Bernard earned his BA (1950) and MA (1955) degrees from UCLA and remained there teaching ceramics, weaving, and design from 1956 to 1993, chairing the Department of Art from 1972 to 1975. During his four-year tenure as Acting Dean of the College of Fine Arts, he oversaw the school’s restructure into the School of the Arts and the School of Theater, Film, and Television.
Kester considered textiles and fiber as fertile media for artistic experimentation. He initiated the fiber art program at UCLA and encouraged his students to think of fiber in sculptural terms and to see their endeavors as independent works of art. His groundbreaking 1971 exhibition, “Deliberate Entanglements,” is regarded as a benchmark in the history of fiber art. The professor fervently believed that “Learning to see is as important as learning to read” and was convinced that artists of any medium needed a universal liberal arts education to enlarge their worlds and enrich their capacity for creativity.
In his tireless promotion of craft as a respected art form, he introduced the nation to California and western craftspeople with his “Letter from Los Angeles” which appeared regularly in Craft Horizons from 1965 to 1979. He was a contributing artist of all the influential “California Design” exhibitions, and designed the 1968, 1971 and 1976 shows. Over his long career, Bernard received several honors. He was a Fellow of the American Craft Council and Trustee Emeritus of the Museum of Arts and Design. He served on the Board of Trustees of the Craft and Folk Art Museum and the Board of Directors of the UCLA Arts Council and was the recipient of the International Association of Designers award in textiles.
In addition to “Deliberate Entanglements,” Kester curated a number of exhibitions. His first, “Craftsmen USA ’66,” was shown on the occasion of LACMA’s opening. Crafts were celebrated in his “American Crafts ‘76” at the Museum of Contemporary Art, Chicago and at two exhibitions at CAFAM—“California Women in Crafts (1977) and “Made in LA/Contemporary Crafts ’81.” He authored numerous book and exhibition reviews and catalog essays, lecturing widely and serving as a juror for selection and awards for national exhibitions.

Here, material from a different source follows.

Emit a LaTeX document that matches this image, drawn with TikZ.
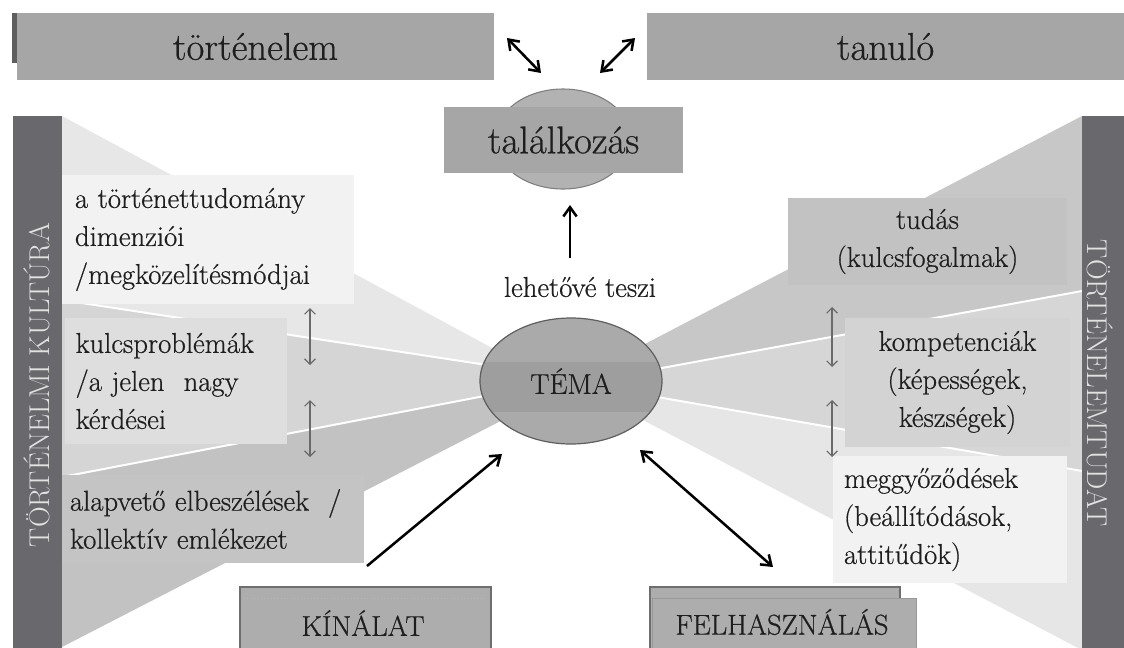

As its principal exhibition designer, Bernard was legendary at LACMA. His architectural designs elegantly presented and enhanced the perception of artworks in the museum for more than fifty years; he designed over one hundred exhibitions there, tastefully reconfigured its many galleries, and oversaw the periodic rotation of the permanent collection. Such exhibitions as “Age of the Pharaohs” (1974), “The Great Bronze Age of China” (1982), “The Spiritual in Art: Abstract Painting 1890-1985” (1986), “Mexico: Splendors of Thirty Centuries” (1991), “The Arts and Crafts Movement in Europe and America: Design for the Modern World 1880-1920” (2004), and “SoCal: Southern California Art of the 60s and 70s” (2007) are memorable examples of Kester’s discriminating eye—his extraordinary mastery of light and space, appreciation of the art object, and grasp of the harmony and power of color.
A brilliant artist and designer–unfailingly elegant, articulate, and erudite–Bernard Kester will be missed by a host of friends and colleagues who have so greatly benefited, for so many years, from his passion and expertise.